# Mystery Mix..the guessing Game!



## ks75852 (Aug 17, 2011)

I think I posted this in the wrong forum earlier. Here is my little mystery rescue Jack.

I adopted Jack from the humane society about 2 months. He is a hit with EVERYONE! I was told he was a rat terrier mix, but he looks far from that. He is currently 4 months and around 20 lbs. He was fluffy when we first got him, but he shed that hair off and now has a smooth coat. He was also a natural born fetcher and has webbed feet, so may have some lab in him? He also has a curly tail that loops around and lays on his back and has developed wrinkles on his face that let him show all of his emotions. He is VERY smart and learned to sit on the first day we got him. He's also quickly caught on to other commands. Jack is very alert to his surroundings - paying close attention to strangers outside (he doesn't want anyone to hurt his momma) and paper that is blown around by the fan inside.

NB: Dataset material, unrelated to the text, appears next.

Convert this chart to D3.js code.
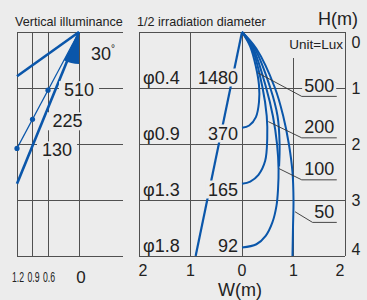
<!DOCTYPE html>
<html>
<head>
<meta charset="utf-8">
<script src="https://cdn.jsdelivr.net/npm/d3@7"></script>
<style>
  html, body { margin: 0; padding: 0; background: #ececec; }
  svg { display: block; font-family: "Liberation Sans", Arial, Helvetica, sans-serif; }
</style>
</head>
<body>
<div id="chart"></div>
<script>
// --- data ---
const heights = [0, 1, 2, 3, 4]                 // H (m)
const widthTicks = [-2, -1, 0, 1, 2]            // W (m)
const widthTickLabels = ["2", "1", "0", "1", "2"]
const vertTicks = [1.2, 0.9, 0.6, 0]
const vertTickLabels = ["1.2", "0.9", "0.6", "0"]

const centerLux = [1480, 370, 165, 92]          // at H = 1..4
const diameters = ["φ0.4", "φ0.9", "φ1.3", "φ1.8"]
const beamEdge = [[0, 0], [-0.9, 4]]            // 1/2 irradiation radius

const vertLux = [510, 225, 130]                 // vertical illuminance
const vertW = [0.6, 0.9, 1.2]
const angleDeg = 30
const wideLine = [[0, 0], [1.2, 0.79]]
const steepLine = [[0, 0], [1.2, 2.71]]

const isoLevels = [500, 200, 100, 50]
const iso500 = [[0, 0], [0.16, 0.26], [0.27, 0.62], [0.33, 0.95], [0.33, 1.25], [0.27, 1.52], [0.14, 1.67], [0, 1.71]]
const iso200 = [[0, 0], [0.2, 0.3], [0.4, 1.0], [0.48, 1.5], [0.49, 1.9], [0.45, 2.3], [0.32, 2.55], [0.16, 2.67], [0, 2.71]]
const iso100 = [[0, 0], [0.22, 0.3], [0.47, 1.0], [0.6, 1.5], [0.68, 2.0], [0.71, 2.45], [0.7, 2.8], [0.67, 3.1], [0.59, 3.4], [0.46, 3.64], [0.28, 3.79], [0, 3.85]]
const isoExtra = [[0, 0], [0.25, 0.3], [0.55, 1.0], [0.69, 1.5], [0.73, 2.0], [0.72, 2.4]]
const iso50 = [[0, 0], [0.28, 0.3], [0.64, 1.0], [0.8, 1.5], [0.91, 2.0], [0.98, 2.5], [1.0, 3.0], [0.99, 3.5], [0.98, 4.0]]
const isoCurves = [iso500, iso200, iso100, isoExtra, iso50]

// leader: point on curve -> elbow -> end of underline
const leaders = [
  [[0.31, 0.73], [1.16, 1.15], [1.84, 1.15]],
  [[0.51, 1.6], [1.16, 1.89], [1.84, 1.89]],
  [[0.72, 2.44], [1.16, 2.64], [1.84, 2.64]],
  [[1.03, 3.21], [1.37, 3.40], [1.84, 3.40]]
]

// --- layout ---
const width = 367, height = 300
const bg = "#ececec", blue = "#0a56aa", ink = "#222", grid = "#505050"

const svg = d3.select("#chart").append("svg")
  .attr("width", width)
  .attr("height", height)

svg.append("rect").attr("width", width).attr("height", height).attr("fill", bg)

const y = d3.scaleLinear().domain([0, 4]).range([32, 256])
const xR = d3.scaleLinear().domain([-2, 2]).range([139, 345])
const xL = d3.scaleLinear().domain([0, 1.2]).range([79, 17])

const gridG = svg.append("g").attr("stroke", grid).attr("stroke-width", 1).attr("shape-rendering", "crispEdges")
const markG = svg.append("g")
const labelG = svg.append("g")
const leaderG = svg.append("g")

// label with a background patch that hides lines beneath it
function label(text, x, yy, opts = {}) {
  const g = labelG.append("g")
  const t = g.append("text")
    .attr("x", x).attr("y", yy)
    .attr("font-size", opts.size || 18)
    .attr("text-anchor", opts.anchor || "start")
    .attr("fill", ink)
    .text(text)
  if (opts.bg) {
    const b = t.node().getBBox(), p = opts.pad || 2
    g.insert("rect", "text")
      .attr("x", b.x - p).attr("y", b.y + 1)
      .attr("width", b.width + 2 * p).attr("height", b.height - 2)
      .attr("fill", bg)
  }
  return t
}

// ---------- right panel: irradiation diameter / isolux ----------
gridG.selectAll(".hR").data(heights).join("line")
  .attr("x1", xR(-2)).attr("x2", xR(2))
  .attr("y1", d => y(d)).attr("y2", d => y(d))
gridG.selectAll(".vR").data(widthTicks).join("line")
  .attr("x1", d => xR(d)).attr("x2", d => xR(d))
  .attr("y1", d => d === 1 ? y(0.47) : y(0)).attr("y2", y(4))

const curveLine = d3.line()
  .x(d => xR(d[0])).y(d => y(d[1]))
  .curve(d3.curveCatmullRom.alpha(0.5))

markG.selectAll(".iso").data(isoCurves).join("path")
  .attr("d", curveLine)
  .attr("fill", "none").attr("stroke", blue).attr("stroke-width", 2)

markG.append("path")
  .attr("d", d3.line().x(d => xR(d[0])).y(d => y(d[1]))(beamEdge))
  .attr("fill", "none").attr("stroke", blue).attr("stroke-width", 2.2)

centerLux.forEach((v, i) => label(v, xR(0) - 4, y(i + 1) - 4.5, { anchor: "end", bg: true, pad: 2 }))
diameters.forEach((v, i) => label(v, xR(-2) + 4, y(i + 1) - 4.5, { bg: true }))

isoLevels.forEach((v, i) => {
  const u = leaders[i][2]
  label(v, xR(1.79), y(u[1]) - 4.5, { anchor: "end", bg: true, pad: 2 })
})
leaderG.selectAll(".leader").data(leaders).join("path")
  .attr("d", d3.line().x(d => xR(d[0])).y(d => y(d[1])))
  .attr("fill", "none").attr("stroke", "#333").attr("stroke-width", 0.9)

label("Unit=Lux", xR(2) - 2, 49, { anchor: "end", size: 13.5 })
label("1/2 irradiation diameter", xR(-2) - 2, 26, { size: 12.6 })
label("H(m)", 338, 25, { anchor: "middle", size: 18 })
label("W(m)", xR(0) - 2, 296, { anchor: "middle", size: 18 })

heights.forEach((h, i) => {
  const shift = i === 0 ? 10 : i === heights.length - 1 ? -7 : 0
  label(h, 356, y(h) + shift, { anchor: "middle", size: 16 }).attr("dominant-baseline", "central")
})
widthTicks.forEach((w, i) => {
  const shift = i === 0 ? 4 : i === widthTicks.length - 1 ? -5 : 0
  label(widthTickLabels[i], xR(w) + shift, 276, { anchor: "middle", size: 16 })
})

// ---------- left panel: vertical illuminance ----------
gridG.selectAll(".hL").data(heights).join("line")
  .attr("x1", xL(1.2)).attr("x2", 123)
  .attr("y1", d => y(d)).attr("y2", d => y(d))
gridG.selectAll(".vL").data(vertTicks).join("line")
  .attr("x1", d => xL(d)).attr("x2", d => xL(d))
  .attr("y1", y(0)).attr("y2", y(4))

const tanA = Math.tan(angleDeg * Math.PI / 180)
const ray = [[0, 0], [1.2, 1.2 / tanA]]
const lineL = d3.line().x(d => xL(d[0])).y(d => y(d[1]))

// filled angle wedge between the vertical and the 30° ray (pixel space)
const apex = [xL(0), y(0)]
const rayEnd = [xL(ray[1][0]), y(ray[1][1])]
const rayAng = Math.atan2(rayEnd[1] - apex[1], rayEnd[0] - apex[0])
const r = 32
markG.append("path")
  .attr("d", `M${apex[0]},${apex[1]} L${apex[0] + r * Math.cos(rayAng)},${apex[1] + r * Math.sin(rayAng)} A${r},${r} 0 0 0 ${apex[0]},${apex[1] + r} Z`)
  .attr("fill", blue)

markG.selectAll(".thick").data([wideLine, steepLine]).join("path")
  .attr("d", lineL)
  .attr("stroke", blue).attr("stroke-width", 2.6).attr("fill", "none")
markG.append("path")
  .attr("d", lineL(ray))
  .attr("stroke", blue).attr("stroke-width", 1.2).attr("fill", "none")

const labelOffsets = [[16, 6], [20, 8], [25, 8]]
vertLux.forEach((v, i) => {
  const px = xL(vertW[i]), py = y(vertW[i] / tanA)
  label(v, px + labelOffsets[i][0], py + labelOffsets[i][1], { bg: true, pad: 5 })
})
markG.selectAll(".dot").data(vertW).join("circle")
  .attr("cx", d => xL(d)).attr("cy", d => y(d / tanA))
  .attr("r", 2.6).attr("fill", blue)

const deg = label(angleDeg, 91, 60, { size: 18 })
deg.append("tspan").attr("font-size", 10).attr("dy", -8).text("°")

label("Vertical illuminance", 15, 26, { size: 12.6 })

// condensed tick labels under the left panel
vertTicks.forEach((v, i) => {
  if (i === 3) {
    label(vertTickLabels[i], xL(v) + 2, 283, { anchor: "middle", size: 17 })
  } else {
    label(vertTickLabels[i], 0, 0, { anchor: "middle", size: 15 })
      .attr("transform", `translate(${xL(v) + 1},282) scale(0.58,1)`)
  }
})
</script>
</body>
</html>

His sister that was also at the humane society was black with brown on her face (around her eyes). The humane society thought maybe doberman mixed in..but I'm not sure about that either.


----------



## ks75852 (Aug 17, 2011)

no guesses?


----------



## melundie (Aug 2, 2011)

We gad a similar looking mutt when I was growing up. I think she was a lab/terrier mix of some sort. If you're really that curious you can get the dog DNA tested for like $140.

PS--better be careful of that "protective" behavior.


----------



## ks75852 (Aug 17, 2011)

How would you suggest working on the protective behavior? Right now, I usually pull him away and keep walking, telling him no and quiet and turning his mouth to the side so he'll be quiet.

BTW, Colby is PRECIOUS! What kind?


----------